Marketing médico: quais os limites?
A remuneração pouco atrativa dos planos de saúde desanima os médicos e, especialmente, os recém-formados. Para não se tornarem escravos das agendas maçantes com consultas rápidas e sem diálogo, além de pagamentos irrisórios, muitos profissionais de saúde utilizam o marketing médico profissional como estratégia para fazer sua clientela, expor seus propósitos na medicina e produzir conteúdo relevante, identificando seu público-alvo e fidelizando os pacientes.
Essa busca por condições de trabalho e retorno financeiro decentes é decorosa, no entanto, muitos profissionais se distanciam desse objetivo e utilizam o marketing médico, único e exclusivamente, para promoção pessoal e benefício monetário.
As redes sociais, assim como as empresas de marketing, que enxergaram nesses profissionais um grande potencial lucrativo, ajudaram a banalizar esse método, muitas vezes convertendo-o em fonte de propaganda enganosa, divulgação de conteúdos ilegais e, especialmente, tratando com leviandade, assuntos sérios pertinentes à saúde.

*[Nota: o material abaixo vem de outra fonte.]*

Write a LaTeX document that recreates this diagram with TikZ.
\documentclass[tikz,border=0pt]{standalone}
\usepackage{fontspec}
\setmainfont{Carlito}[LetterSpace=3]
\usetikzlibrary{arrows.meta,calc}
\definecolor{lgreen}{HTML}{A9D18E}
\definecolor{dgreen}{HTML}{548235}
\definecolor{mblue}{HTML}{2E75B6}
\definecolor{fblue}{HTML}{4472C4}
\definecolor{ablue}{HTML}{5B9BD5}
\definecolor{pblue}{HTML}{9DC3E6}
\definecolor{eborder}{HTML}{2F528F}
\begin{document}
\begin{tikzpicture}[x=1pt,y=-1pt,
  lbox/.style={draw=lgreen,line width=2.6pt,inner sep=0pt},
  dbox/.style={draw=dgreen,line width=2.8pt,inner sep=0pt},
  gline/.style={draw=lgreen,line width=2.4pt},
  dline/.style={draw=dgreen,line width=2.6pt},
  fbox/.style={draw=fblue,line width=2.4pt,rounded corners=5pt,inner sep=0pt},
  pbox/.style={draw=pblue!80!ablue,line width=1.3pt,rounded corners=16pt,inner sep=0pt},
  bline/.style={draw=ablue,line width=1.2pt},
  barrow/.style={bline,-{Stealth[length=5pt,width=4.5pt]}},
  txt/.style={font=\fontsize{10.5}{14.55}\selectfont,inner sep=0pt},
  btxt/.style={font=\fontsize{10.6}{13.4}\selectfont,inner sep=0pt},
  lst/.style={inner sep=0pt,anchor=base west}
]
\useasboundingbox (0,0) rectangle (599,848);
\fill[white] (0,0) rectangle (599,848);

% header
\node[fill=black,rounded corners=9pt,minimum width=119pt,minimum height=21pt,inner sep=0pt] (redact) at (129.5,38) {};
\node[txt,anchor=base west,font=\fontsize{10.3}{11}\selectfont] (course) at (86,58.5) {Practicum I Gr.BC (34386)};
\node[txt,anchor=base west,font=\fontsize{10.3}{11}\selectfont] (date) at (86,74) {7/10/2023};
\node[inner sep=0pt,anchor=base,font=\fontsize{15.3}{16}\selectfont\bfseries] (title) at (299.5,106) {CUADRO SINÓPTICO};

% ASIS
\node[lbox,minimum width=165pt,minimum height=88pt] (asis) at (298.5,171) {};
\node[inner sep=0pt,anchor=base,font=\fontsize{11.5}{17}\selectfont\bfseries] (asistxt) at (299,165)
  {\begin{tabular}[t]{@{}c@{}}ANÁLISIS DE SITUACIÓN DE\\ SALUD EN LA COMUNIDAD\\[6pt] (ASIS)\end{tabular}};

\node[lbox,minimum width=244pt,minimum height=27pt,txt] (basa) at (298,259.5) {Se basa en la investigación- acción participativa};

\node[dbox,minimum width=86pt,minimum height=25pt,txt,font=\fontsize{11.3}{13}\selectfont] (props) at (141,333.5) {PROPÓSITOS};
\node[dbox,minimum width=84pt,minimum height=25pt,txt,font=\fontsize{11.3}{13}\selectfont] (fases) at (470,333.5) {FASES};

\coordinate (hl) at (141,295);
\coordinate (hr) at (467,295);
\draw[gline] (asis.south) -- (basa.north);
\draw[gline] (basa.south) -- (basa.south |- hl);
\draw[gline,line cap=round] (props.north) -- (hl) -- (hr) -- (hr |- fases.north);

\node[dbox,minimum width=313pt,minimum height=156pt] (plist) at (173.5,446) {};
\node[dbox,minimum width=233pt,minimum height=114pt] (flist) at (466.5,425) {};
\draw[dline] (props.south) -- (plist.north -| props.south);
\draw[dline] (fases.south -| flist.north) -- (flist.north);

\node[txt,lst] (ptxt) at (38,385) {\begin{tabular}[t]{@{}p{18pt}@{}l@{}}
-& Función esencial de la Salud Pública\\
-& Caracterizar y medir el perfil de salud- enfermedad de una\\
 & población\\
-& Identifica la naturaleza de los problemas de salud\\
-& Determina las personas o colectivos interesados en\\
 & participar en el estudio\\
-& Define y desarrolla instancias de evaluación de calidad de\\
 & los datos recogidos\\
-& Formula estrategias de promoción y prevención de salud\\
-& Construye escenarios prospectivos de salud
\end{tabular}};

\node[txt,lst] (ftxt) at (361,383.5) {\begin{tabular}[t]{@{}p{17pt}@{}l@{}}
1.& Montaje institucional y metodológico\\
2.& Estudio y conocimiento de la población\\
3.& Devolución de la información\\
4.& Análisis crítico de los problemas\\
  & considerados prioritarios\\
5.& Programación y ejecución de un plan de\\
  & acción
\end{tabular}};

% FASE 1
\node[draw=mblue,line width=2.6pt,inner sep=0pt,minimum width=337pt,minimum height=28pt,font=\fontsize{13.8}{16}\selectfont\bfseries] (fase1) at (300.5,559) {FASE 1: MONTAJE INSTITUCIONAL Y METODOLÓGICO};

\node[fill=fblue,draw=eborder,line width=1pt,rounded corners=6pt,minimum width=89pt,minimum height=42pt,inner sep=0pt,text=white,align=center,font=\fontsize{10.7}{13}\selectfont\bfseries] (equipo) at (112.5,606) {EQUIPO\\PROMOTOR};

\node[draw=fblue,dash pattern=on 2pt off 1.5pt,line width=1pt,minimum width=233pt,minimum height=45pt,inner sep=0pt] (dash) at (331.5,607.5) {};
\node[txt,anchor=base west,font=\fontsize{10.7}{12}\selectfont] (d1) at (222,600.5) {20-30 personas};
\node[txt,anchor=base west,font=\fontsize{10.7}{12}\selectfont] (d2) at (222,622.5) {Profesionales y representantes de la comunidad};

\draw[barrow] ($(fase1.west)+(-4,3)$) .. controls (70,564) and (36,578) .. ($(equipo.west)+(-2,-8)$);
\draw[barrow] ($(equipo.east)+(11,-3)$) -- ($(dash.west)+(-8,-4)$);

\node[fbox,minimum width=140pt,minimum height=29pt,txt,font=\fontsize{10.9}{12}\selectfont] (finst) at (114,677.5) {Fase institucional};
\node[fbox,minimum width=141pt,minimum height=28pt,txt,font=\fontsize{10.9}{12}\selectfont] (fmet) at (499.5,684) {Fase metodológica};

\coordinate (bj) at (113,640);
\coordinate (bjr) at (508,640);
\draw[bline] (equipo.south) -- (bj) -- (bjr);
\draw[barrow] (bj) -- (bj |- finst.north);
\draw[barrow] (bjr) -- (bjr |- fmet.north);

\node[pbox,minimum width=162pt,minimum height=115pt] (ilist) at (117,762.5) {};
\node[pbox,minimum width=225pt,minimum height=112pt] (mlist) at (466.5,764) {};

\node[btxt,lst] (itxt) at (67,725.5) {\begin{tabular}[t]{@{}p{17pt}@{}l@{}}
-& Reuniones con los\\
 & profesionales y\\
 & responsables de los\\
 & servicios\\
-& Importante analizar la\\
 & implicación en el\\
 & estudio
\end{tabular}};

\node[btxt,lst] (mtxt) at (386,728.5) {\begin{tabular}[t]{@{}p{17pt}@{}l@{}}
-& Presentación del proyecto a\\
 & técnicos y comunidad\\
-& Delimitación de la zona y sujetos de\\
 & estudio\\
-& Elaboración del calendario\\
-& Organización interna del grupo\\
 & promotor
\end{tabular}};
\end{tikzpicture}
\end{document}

O grande peso das redes sociais que atingem milhões de pessoas ao “viralizar” determinados conteúdos faz dessa mídia o aliado do marketing profissional, utilizando-a especialmente para aumentar o alcance dos conteúdos divulgados, mas também para permitir que a população tenha acesso a educação relacionada a saúde, como a importância de certas atividades, perigos de determinados hábitos, sinais e sintomas e conhecimento das mais diversas opções de tratamento.
As redes sociais também transformaram a maneira da população buscar por determinado profissional, facilitando seu acesso à formação acadêmica, método de trabalho e abordagem do profissional, inclusive munindo-a de conhecimento para realizar questionamentos e fugir de situações enganosas. No entanto, essa nova percepção converteu as midas sociais em condição “si ne qua non” para os médicos, especialmente àqueles que trabalham em consultórios, transformando um método que deveria ser um aliado do profissional em um pré-requisito, quase com mesmo peso que a sua formação acadêmica.

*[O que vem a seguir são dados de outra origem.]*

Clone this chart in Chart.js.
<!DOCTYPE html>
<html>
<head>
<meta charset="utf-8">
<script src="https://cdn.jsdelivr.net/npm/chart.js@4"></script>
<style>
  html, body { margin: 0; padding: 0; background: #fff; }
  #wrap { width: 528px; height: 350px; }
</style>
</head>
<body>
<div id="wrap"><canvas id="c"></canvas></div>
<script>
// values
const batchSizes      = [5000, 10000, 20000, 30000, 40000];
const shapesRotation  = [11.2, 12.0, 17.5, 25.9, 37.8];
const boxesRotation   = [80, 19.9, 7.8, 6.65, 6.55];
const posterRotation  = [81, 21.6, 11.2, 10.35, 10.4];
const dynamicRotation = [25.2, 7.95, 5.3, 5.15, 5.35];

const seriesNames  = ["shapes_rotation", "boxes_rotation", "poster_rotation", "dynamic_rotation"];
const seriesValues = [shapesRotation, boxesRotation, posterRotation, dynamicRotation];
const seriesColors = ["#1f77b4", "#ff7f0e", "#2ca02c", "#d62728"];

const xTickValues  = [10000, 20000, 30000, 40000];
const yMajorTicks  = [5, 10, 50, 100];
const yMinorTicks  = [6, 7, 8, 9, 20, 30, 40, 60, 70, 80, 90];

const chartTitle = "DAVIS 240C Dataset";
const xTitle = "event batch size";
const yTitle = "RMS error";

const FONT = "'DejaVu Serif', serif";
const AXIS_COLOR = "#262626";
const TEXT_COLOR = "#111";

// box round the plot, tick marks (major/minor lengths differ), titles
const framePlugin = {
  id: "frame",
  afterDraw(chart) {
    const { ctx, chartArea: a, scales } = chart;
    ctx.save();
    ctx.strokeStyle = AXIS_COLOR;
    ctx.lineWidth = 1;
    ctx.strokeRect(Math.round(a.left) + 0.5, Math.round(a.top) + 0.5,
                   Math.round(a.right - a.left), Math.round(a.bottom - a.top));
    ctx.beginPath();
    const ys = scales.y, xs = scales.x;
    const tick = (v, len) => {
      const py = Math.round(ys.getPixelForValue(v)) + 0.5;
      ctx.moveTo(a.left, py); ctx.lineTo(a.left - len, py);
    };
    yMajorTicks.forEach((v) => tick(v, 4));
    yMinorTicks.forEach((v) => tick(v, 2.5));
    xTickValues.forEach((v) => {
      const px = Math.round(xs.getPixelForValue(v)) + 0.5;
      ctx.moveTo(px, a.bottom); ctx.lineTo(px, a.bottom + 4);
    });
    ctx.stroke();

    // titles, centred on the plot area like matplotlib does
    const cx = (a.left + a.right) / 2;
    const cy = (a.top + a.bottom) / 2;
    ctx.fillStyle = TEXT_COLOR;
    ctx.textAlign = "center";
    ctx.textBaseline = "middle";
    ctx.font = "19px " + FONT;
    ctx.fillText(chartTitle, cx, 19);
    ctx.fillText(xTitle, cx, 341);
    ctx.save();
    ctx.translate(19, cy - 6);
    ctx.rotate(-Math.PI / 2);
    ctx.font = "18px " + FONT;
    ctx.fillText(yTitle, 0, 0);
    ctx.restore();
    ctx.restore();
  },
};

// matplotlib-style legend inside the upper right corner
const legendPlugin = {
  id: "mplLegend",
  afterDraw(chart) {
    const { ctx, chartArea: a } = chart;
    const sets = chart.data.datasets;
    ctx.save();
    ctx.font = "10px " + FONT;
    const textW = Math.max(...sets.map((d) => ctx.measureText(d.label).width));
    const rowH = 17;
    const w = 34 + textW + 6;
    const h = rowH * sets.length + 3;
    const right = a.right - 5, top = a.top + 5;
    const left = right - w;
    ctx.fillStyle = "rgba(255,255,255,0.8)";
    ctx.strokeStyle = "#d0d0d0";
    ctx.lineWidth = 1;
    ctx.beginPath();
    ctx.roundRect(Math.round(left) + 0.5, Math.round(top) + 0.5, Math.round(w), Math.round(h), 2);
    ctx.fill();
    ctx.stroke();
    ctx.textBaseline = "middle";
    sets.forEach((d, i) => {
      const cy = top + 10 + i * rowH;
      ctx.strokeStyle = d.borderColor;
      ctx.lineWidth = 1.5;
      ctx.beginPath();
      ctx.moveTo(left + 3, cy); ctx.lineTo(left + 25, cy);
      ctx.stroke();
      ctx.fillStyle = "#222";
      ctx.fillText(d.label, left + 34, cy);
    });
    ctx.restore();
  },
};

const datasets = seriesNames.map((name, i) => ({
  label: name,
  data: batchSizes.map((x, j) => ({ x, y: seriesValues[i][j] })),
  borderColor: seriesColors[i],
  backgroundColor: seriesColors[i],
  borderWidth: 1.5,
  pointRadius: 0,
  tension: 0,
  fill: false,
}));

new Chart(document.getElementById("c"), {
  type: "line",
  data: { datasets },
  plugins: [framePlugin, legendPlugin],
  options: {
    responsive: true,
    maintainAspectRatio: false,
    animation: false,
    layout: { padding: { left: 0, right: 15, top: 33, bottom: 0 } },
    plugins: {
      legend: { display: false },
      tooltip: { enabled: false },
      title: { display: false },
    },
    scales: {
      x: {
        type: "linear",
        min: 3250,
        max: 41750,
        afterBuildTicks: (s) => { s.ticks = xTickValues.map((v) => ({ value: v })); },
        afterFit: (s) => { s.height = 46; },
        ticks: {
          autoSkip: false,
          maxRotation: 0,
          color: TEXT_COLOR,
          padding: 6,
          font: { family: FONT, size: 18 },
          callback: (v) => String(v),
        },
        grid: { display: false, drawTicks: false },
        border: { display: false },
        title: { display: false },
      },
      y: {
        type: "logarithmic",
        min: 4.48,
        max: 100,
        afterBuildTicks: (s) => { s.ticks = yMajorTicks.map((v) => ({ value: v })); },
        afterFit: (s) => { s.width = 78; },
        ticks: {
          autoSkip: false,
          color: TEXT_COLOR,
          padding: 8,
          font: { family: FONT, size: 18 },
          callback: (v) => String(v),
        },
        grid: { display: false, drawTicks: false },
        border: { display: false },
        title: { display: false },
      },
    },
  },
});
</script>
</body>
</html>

Em busca de se adequar à essa nova condição, muitos profissionais de saúde contratam empresas especializadas em marketing médico profissional, as quais, frequentemente, oferecem pacotes engessados, com métodos padronizados para produção e divulgação.

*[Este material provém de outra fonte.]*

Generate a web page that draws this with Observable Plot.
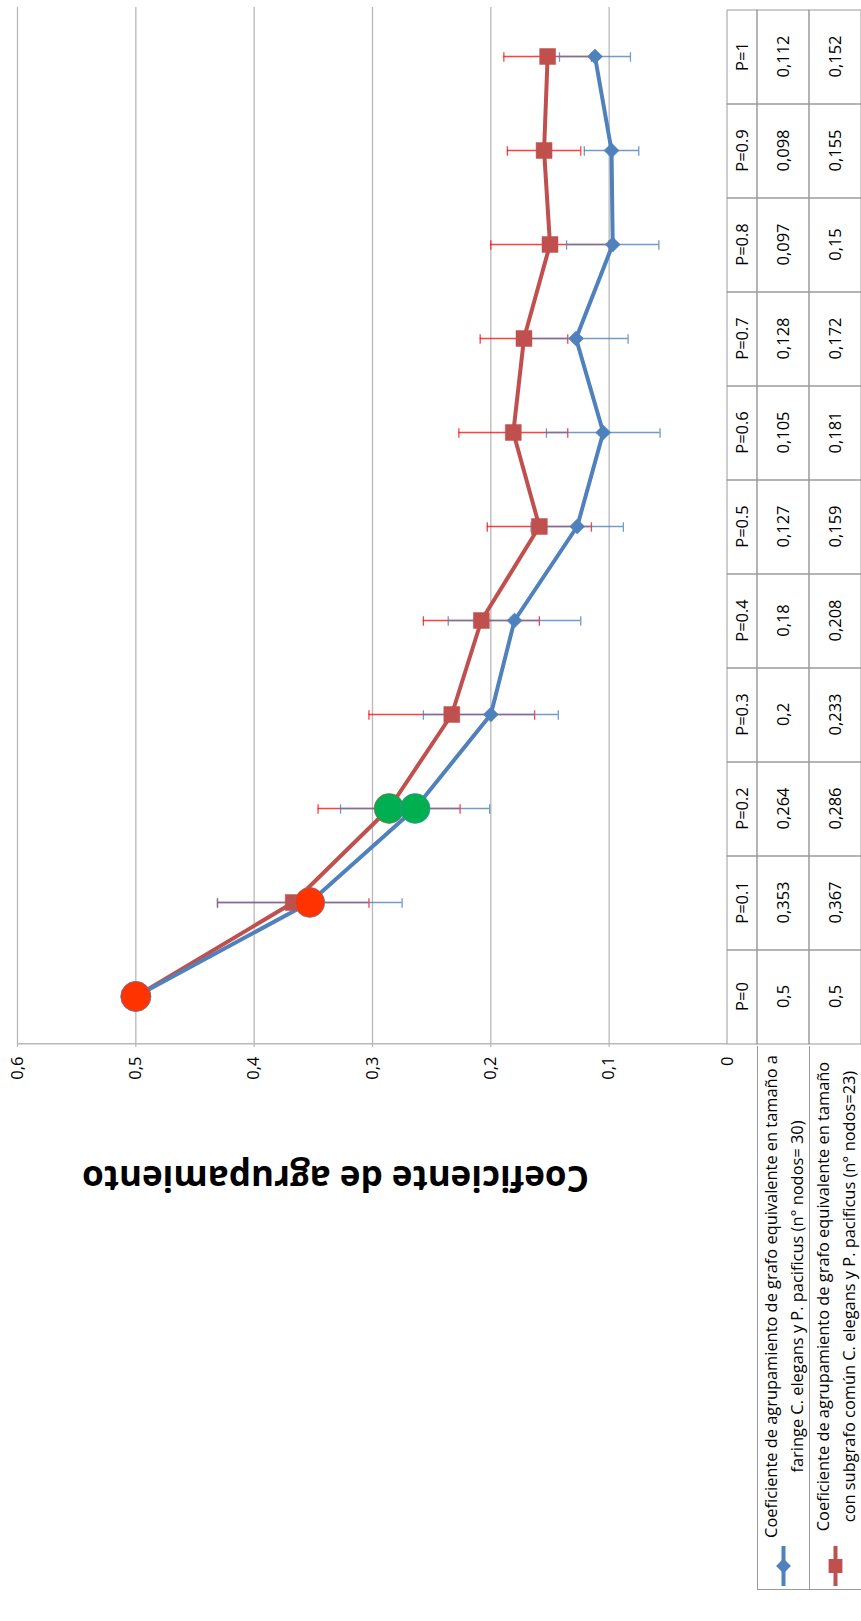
<!DOCTYPE html>
<html>
<head>
<meta charset="utf-8">
<script src="https://cdn.jsdelivr.net/npm/d3@7"></script>
<script src="https://cdn.jsdelivr.net/npm/@observablehq/plot@0.6"></script>
<style>
html, body { margin: 0; padding: 0; background: #fff; width: 861px; height: 1621px; overflow: hidden; }
#page { position: absolute; left: 0; top: 0; width: 1621px; height: 861px; transform-origin: 0 0;
  transform: translate(0px, 1621px) rotate(-90deg); background: #fff; font-family: "Open Sans", sans-serif; }
.part { position: absolute; left: 0; }
.leg { position: absolute; left: 31px; width: 544px; height: 53px; box-sizing: border-box;
  border: 1px solid #9b9b9b; border-right: none; display: flex; align-items: center; }
.leg svg { flex: none; }
.legtext { flex: 1; text-align: center; font-size: 16.4px; line-height: 26px; color: #000; padding-right: 4px; white-space: nowrap; }
</style>
</head>
<body>
<div id="page"></div>
<script>
// ---- data ----
const categories = ["P=0", "P=0.1", "P=0.2", "P=0.3", "P=0.4", "P=0.5", "P=0.6", "P=0.7", "P=0.8", "P=0.9", "P=1"];
const blueValues = [0.5, 0.353, 0.264, 0.2, 0.18, 0.127, 0.105, 0.128, 0.097, 0.098, 0.112];
const redValues  = [0.5, 0.367, 0.286, 0.233, 0.208, 0.159, 0.181, 0.172, 0.15, 0.155, 0.152];
const blueErrors = [0, 0.078, 0.063, 0.057, 0.056, 0.039, 0.048, 0.044, 0.039, 0.023, 0.030];
const redErrors  = [0, 0.064, 0.060, 0.070, 0.049, 0.044, 0.046, 0.037, 0.050, 0.031, 0.037];
const orangeBlue = ["P=0", "P=0.1"];
const orangeRed  = ["P=0"];
const greenBlue  = ["P=0.2"];
const greenRed   = ["P=0.2"];
const yTicks = [0, 0.1, 0.2, 0.3, 0.4, 0.5, 0.6];
const yTitle = "Coeficiente de agrupamiento";
const blueLegend = ["Coeficiente de agrupamiento de grafo equivalente en tamaño a", "faringe C. elegans y P. pacificus (n° nodos= 30)"];
const redLegend  = ["Coeficiente de agrupamiento de grafo equivalente en tamaño", "con subgrafo común C. elegans y P. pacificus (n° nodos=23)"];

// ---- styles ----
const BLUE = "#4f81bd", RED = "#c0504d", ORANGE = "#ff3300", GREEN = "#00b050";
const GRID = "#b8b8b8", BORDER = "#9b9b9b";
const W = 1621, ML = 574, MR = 7;
const bw = (W - ML - MR) / categories.length;
const capInset = (bw - 10) / 2;
const fmt = v => v === 0 ? "0" : String(+(+v).toFixed(3)).replace(".", ",");

const blueRows = categories.map((c, i) => ({cat: c, series: "blue", value: blueValues[i], err: blueErrors[i]}));
const redRows  = categories.map((c, i) => ({cat: c, series: "red", value: redValues[i], err: redErrors[i]}));
const withErr = rows => rows.filter(d => d.err > 0);
const isSpecial = d => (d.series === "blue" ? orangeBlue.concat(greenBlue) : orangeRed.concat(greenRed)).includes(d.cat);
const circleRows = [
  ...redRows.filter(d => orangeRed.includes(d.cat)).map(d => ({...d, color: ORANGE, edge: RED})),
  ...blueRows.filter(d => orangeBlue.includes(d.cat)).map(d => ({...d, color: ORANGE, edge: BLUE})),
  ...redRows.filter(d => greenRed.includes(d.cat)).map(d => ({...d, color: GREEN, edge: RED})),
  ...blueRows.filter(d => greenBlue.includes(d.cat)).map(d => ({...d, color: GREEN, edge: BLUE}))
];

const errMarks = (rows, color, op) => [
  Plot.ruleX(withErr(rows), {x: "cat", y1: d => d.value - d.err, y2: d => d.value + d.err, stroke: color, strokeOpacity: op, strokeWidth: 1.3}),
  Plot.tickY(withErr(rows), {x: "cat", y: d => d.value - d.err, stroke: color, strokeOpacity: op, strokeWidth: 1.3, insetLeft: capInset, insetRight: capInset}),
  Plot.tickY(withErr(rows), {x: "cat", y: d => d.value + d.err, stroke: color, strokeOpacity: op, strokeWidth: 1.3, insetLeft: capInset, insetRight: capInset})
];

const page = document.getElementById("page");

// ---- main chart ----
const main = Plot.plot({
  width: W, height: 727,
  marginLeft: ML, marginRight: MR, marginTop: 17, marginBottom: 0,
  style: {fontFamily: "Open Sans, sans-serif", fontSize: "16px", color: "#000", background: "transparent", overflow: "visible"},
  x: {type: "band", domain: categories, padding: 0, axis: null},
  y: {domain: [0, 0.6], axis: null},
  marks: [
    Plot.ruleY(yTicks.filter(d => d > 0), {stroke: GRID, strokeWidth: 1.3}),
    Plot.ruleX([categories[0]], {dx: -bw / 2, stroke: GRID, strokeWidth: 1.3}),
    Plot.axisY(yTicks, {tickSize: 0, tickPadding: 10, tickFormat: fmt, label: null, fontSize: 16.5, fill: "#000"}),
    Plot.text([yTitle], {frameAnchor: "left", textAnchor: "middle", lineAnchor: "middle", dx: -131, dy: -37, rotate: -90,
      fontSize: 35, fontWeight: "bold", fill: "#000", text: d => d}),
    ...errMarks(redRows, "#ff0000", 0.75),
    ...errMarks(blueRows, BLUE, 0.8),
    Plot.line(redRows, {x: "cat", y: "value", stroke: RED, strokeWidth: 4}),
    Plot.line(blueRows, {x: "cat", y: "value", stroke: BLUE, strokeWidth: 4}),
    Plot.dot(redRows.filter(d => !isSpecial(d)), {x: "cat", y: "value", symbol: "square", r: 9, fill: RED, stroke: RED, strokeWidth: 0.5}),
    Plot.dot(blueRows.filter(d => !isSpecial(d)), {x: "cat", y: "value", symbol: "diamond2", r: 6.8, fill: BLUE, stroke: BLUE, strokeWidth: 0.5}),
    Plot.dot(circleRows, {x: "cat", y: "value", r: 15, fill: "color", stroke: "edge", strokeWidth: 1, strokeOpacity: 0.6})
  ]
});
main.classList.add("part");
main.style.top = "0px";
page.appendChild(main);

// ---- data table header ----
const header = Plot.plot({
  width: W, height: 30,
  marginLeft: ML, marginRight: MR, marginTop: 0, marginBottom: 0,
  style: {fontFamily: "Open Sans, sans-serif", fontSize: "16.5px", color: "#000", background: "transparent", overflow: "visible"},
  x: {type: "band", domain: categories, padding: 0, axis: null},
  marks: [
    Plot.cell(categories, {x: d => d, fill: "none", stroke: BORDER, strokeWidth: 1}),
    Plot.text(categories, {x: d => d, text: d => d, fontSize: 16.5, fill: "#000"})
  ]
});
header.classList.add("part");
header.style.top = "727px";
page.appendChild(header);

// ---- data table rows ----
const tableRows = Plot.plot({
  width: W, height: 104,
  marginLeft: ML, marginRight: MR, marginTop: 0, marginBottom: 0,
  style: {fontFamily: "Open Sans, sans-serif", fontSize: "16.5px", color: "#000", background: "transparent", overflow: "visible"},
  x: {type: "band", domain: categories, padding: 0, axis: null},
  y: {type: "band", domain: ["blue", "red"], padding: 0, axis: null},
  marks: [
    Plot.cell([...blueRows, ...redRows], {x: "cat", y: "series", fill: "none", stroke: BORDER, strokeWidth: 1}),
    Plot.text([...blueRows, ...redRows], {x: "cat", y: "series", text: d => fmt(d.value), fontSize: 16.5, fill: "#000"})
  ]
});
tableRows.classList.add("part");
tableRows.style.top = "757px";
page.appendChild(tableRows);

// ---- legend cells of the data table ----
function legendCell(top, lines, color, shape) {
  const div = document.createElement("div");
  div.className = "leg";
  div.style.top = top + "px";
  const svg = d3.create("svg").attr("width", 46).attr("height", 51);
  svg.append("line").attr("x1", 3).attr("x2", 43).attr("y1", 25.5).attr("y2", 25.5)
    .attr("stroke", color).attr("stroke-width", 4);
  svg.append("path").attr("transform", "translate(23,25.5)")
    .attr("d", d3.symbol(shape === "square" ? d3.symbolSquare : d3.symbolDiamond2, shape === "square" ? 190 : 140)())
    .attr("fill", color);
  div.appendChild(svg.node());
  const t = document.createElement("div");
  t.className = "legtext";
  t.innerHTML = lines.map(l => l.replace(/&/g, "&amp;")).join("<br>");
  div.appendChild(t);
  page.appendChild(div);
}
legendCell(757, blueLegend, BLUE, "diamond");
legendCell(809, redLegend, RED, "square");
</script>
</body>
</html>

Além disso, alguns indivíduos não possuem perfil para realização de vídeos e palestras sobre determinados assuntos que, muitas vezes, dominam mais que a população médica geral. Porém, devido a uma questão de afinidade e didática, não conseguem expor esse conhecimento da forma que a mídia exige. Ou pior, certos profissionais, sugestionados pelas tendências do marketing, se expõe a situações constrangedoras, como fingir que estão ministrando aulas e palestras em congressos, sendo que esse cenário é completamente montado – não existe congresso ou público assistindo.
Temos visto até simulação de entrevistas em podcasts de longa duração, com microfones e conversas ficcionais em que não há entrevistador ou transmissão. Tudo isso é uma estratégia de marketing para posicionar profissionais como autoridades em determinado assunto, mesmo que seja no início da formação de sua carreira acadêmica, ou até mesmo sem carreira alguma em curso.
É claro que essa ferramenta auxilia diversos médicos a divulgarem seus excelentes trabalhos, permite a troca de informações entre o profissional e o público e até mesmo entre diferentes profissionais, permitindo que o médico tenha a liberdade de compartilhar nas mídias sociais a sua vivência e experiência da forma que mais se parece com ele. Agora, graças às mídias sociais, conseguimos escolher o profissional que mais se adequa às nossas expectativas e que se encaixa com nosso perfil.
No entanto, montar cenários fictícios e tentar transformar pessoas inexperientes em autoridades médicas somente com o uso de publicidade e propaganda é enganoso, pois a expertise médica se constrói ao longo de muitos anos, com aquisição de experiência, casuística e aprimoramento.
Preocupa o número de estudantes de medicina e recém-formados que não almejam realizar residência médica ou pós-graduação, pois pretendem somente investir grandes valores em empresas de publicidade e propaganda. Não podemos deixar que o árduo trabalho de uma boa e honesta carreira médica seja substituído por valores de merchandising. O marketing profissional, em muitos casos, pulou de ferramenta de auxílio para um mecanismo de enganação, promoção pessoal e antecipação de sucesso profissional, ainda que sem mérito.